▸ **TASK TO CARRY OUT**: Give an exact copy of every line, leaving images out.

▸ **SUPPLIED MATERIAL**:
>> Begin
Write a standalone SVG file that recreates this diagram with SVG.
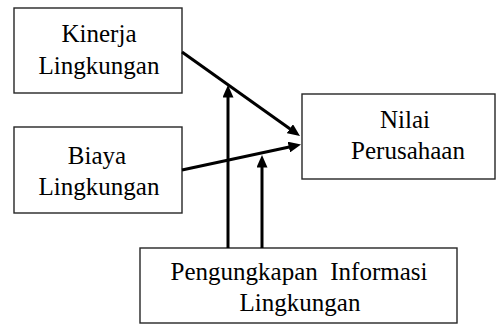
<svg xmlns="http://www.w3.org/2000/svg" width="496" height="324" viewBox="0 0 496 324">
<defs>
<marker id="ah" markerWidth="13" markerHeight="11" refX="0.5" refY="5.5" orient="auto" markerUnits="userSpaceOnUse">
<path d="M0,0 L12.5,5.5 L0,11 z" fill="#000"/>
</marker>
</defs>
<rect width="496" height="324" fill="#fff"/>
<g id="kinerja">
<rect x="14" y="8" width="168" height="85" fill="#fff" stroke="#262626" stroke-width="1.4"/>
<text x="99" y="42" font-size="25" font-family="Liberation Serif" text-anchor="middle">Kinerja</text>
<text x="99" y="73.5" font-size="25" font-family="Liberation Serif" text-anchor="middle">Lingkungan</text>
</g>
<g id="biaya">
<rect x="14" y="127" width="168" height="86" fill="#fff" stroke="#262626" stroke-width="1.4"/>
<text x="97" y="163.5" font-size="25" font-family="Liberation Serif" text-anchor="middle">Biaya</text>
<text x="99" y="194.5" font-size="25" font-family="Liberation Serif" text-anchor="middle">Lingkungan</text>
</g>
<g id="nilai">
<rect x="302" y="94" width="193" height="85" fill="#fff" stroke="#262626" stroke-width="1.4"/>
<text x="405" y="127.5" font-size="25" font-family="Liberation Serif" text-anchor="middle">Nilai</text>
<text x="408" y="158.5" font-size="25" font-family="Liberation Serif" text-anchor="middle">Perusahaan</text>
</g>
<g id="pengungkapan">
<rect x="140" y="248" width="317" height="75" fill="#fff" stroke="#262626" stroke-width="1.4"/>
<text x="299" y="279.5" font-size="25" font-family="Liberation Serif" text-anchor="middle" xml:space="preserve">Pengungkapan  Informasi</text>
<text x="300" y="311" font-size="25" font-family="Liberation Serif" text-anchor="middle">Lingkungan</text>
</g>
<g id="connectors" stroke="#000" stroke-width="3" fill="none">
<path d="M182,52 L290.2,129" marker-end="url(#ah)"/>
<path d="M182,170 L289.3,147" marker-end="url(#ah)"/>
<path d="M228,248 L228,97" marker-end="url(#ah)"/>
<path d="M262,248 L262,167" marker-end="url(#ah)"/>
</g>
</svg>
>> End
▸ **SOLUTION**:
Write a standalone SVG file that recreates this diagram with SVG.
<svg xmlns="http://www.w3.org/2000/svg" width="496" height="324" viewBox="0 0 496 324">
<defs>
<marker id="ah" markerWidth="13" markerHeight="11" refX="0.5" refY="5.5" orient="auto" markerUnits="userSpaceOnUse">
<path d="M0,0 L12.5,5.5 L0,11 z" fill="#000"/>
</marker>
</defs>
<rect width="496" height="324" fill="#fff"/>
<g id="kinerja">
<rect x="14" y="8" width="168" height="85" fill="#fff" stroke="#262626" stroke-width="1.4"/>
<text x="99" y="42" font-size="25" font-family="Liberation Serif" text-anchor="middle">Kinerja</text>
<text x="99" y="73.5" font-size="25" font-family="Liberation Serif" text-anchor="middle">Lingkungan</text>
</g>
<g id="biaya">
<rect x="14" y="127" width="168" height="86" fill="#fff" stroke="#262626" stroke-width="1.4"/>
<text x="97" y="163.5" font-size="25" font-family="Liberation Serif" text-anchor="middle">Biaya</text>
<text x="99" y="194.5" font-size="25" font-family="Liberation Serif" text-anchor="middle">Lingkungan</text>
</g>
<g id="nilai">
<rect x="302" y="94" width="193" height="85" fill="#fff" stroke="#262626" stroke-width="1.4"/>
<text x="405" y="127.5" font-size="25" font-family="Liberation Serif" text-anchor="middle">Nilai</text>
<text x="408" y="158.5" font-size="25" font-family="Liberation Serif" text-anchor="middle">Perusahaan</text>
</g>
<g id="pengungkapan">
<rect x="140" y="248" width="317" height="75" fill="#fff" stroke="#262626" stroke-width="1.4"/>
<text x="299" y="279.5" font-size="25" font-family="Liberation Serif" text-anchor="middle" xml:space="preserve">Pengungkapan  Informasi</text>
<text x="300" y="311" font-size="25" font-family="Liberation Serif" text-anchor="middle">Lingkungan</text>
</g>
<g id="connectors" stroke="#000" stroke-width="3" fill="none">
<path d="M182,52 L290.2,129" marker-end="url(#ah)"/>
<path d="M182,170 L289.3,147" marker-end="url(#ah)"/>
<path d="M228,248 L228,97" marker-end="url(#ah)"/>
<path d="M262,248 L262,167" marker-end="url(#ah)"/>
</g>
</svg>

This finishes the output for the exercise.